Many listeners have difficulty with string quartets I've noticed. The sound of single strings I guess. Each with their own part. I went to someone's house a few weeks back and they'd put on a series of string quartets in the background. Trouble was that I found it hard to concentrate because I kept trying to identify the composer and sometimes the music became a bit too animated to talk over.
In the Classical period though, music was used as a backdrop rather than have a collection of people in a concert. Musicians were the ultimate hifi for the rich. They had better sound than we do!! So a lot of this stuff would be going on in the background.
So for anyone plannimg a 'posh' dinner party, use Classical music. I'd suggest Haydn, since he tends to follow rules more happily than Mozart and so was a little more predictable. Mozart was a rebel where Haydn got on with it and enjoyed his "servant' kind of work.
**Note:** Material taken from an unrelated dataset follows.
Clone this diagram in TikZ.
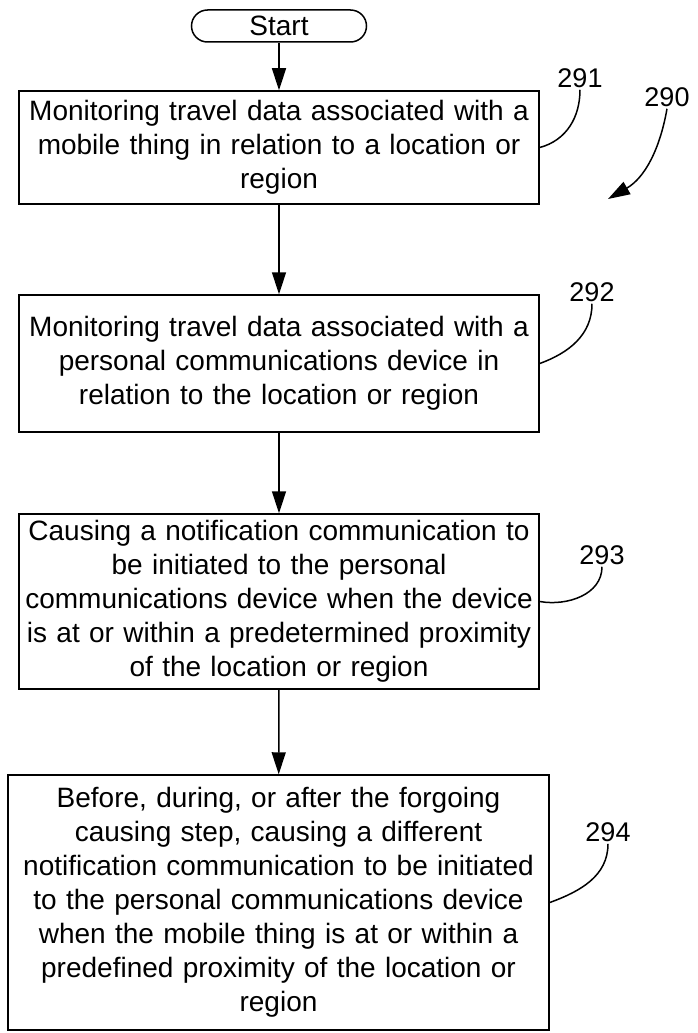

A good Classical recording on a revealing set of headphones is a great experience in learning how your headphone produces 'spacial' clues. I find imaging pretty tough on a headphone. I sometimes wonder whether it really exists, but if you do have an 'airy' headphone, Classical music will shine with it. Good string tone is difficult to capture though imo.
If your headphone is dull up top, strings sound plain poor. If they are sharp up there, they can sound like a laser. Having said that, even the V6 makes a good attempt at producing proper string tone, as long as you don't turn up too loud. Few headphones imo, do string tone well. They lose a silkiness that is there live, which just doesn't appear on recordings. Sure, you get the tone, but the subtleties of the live sound really aren't there, whether it's the recording process or the headphone, I'm not sure. It's a good approximation, but not exactly right.
Anyone going to a pro concert might notice this. I do, all of the time. Perhaps it's something to do with cone break up and how the frquency response become uneven up top that affects the 'silky' part of string tone? It's a good sound to test headphones with actually.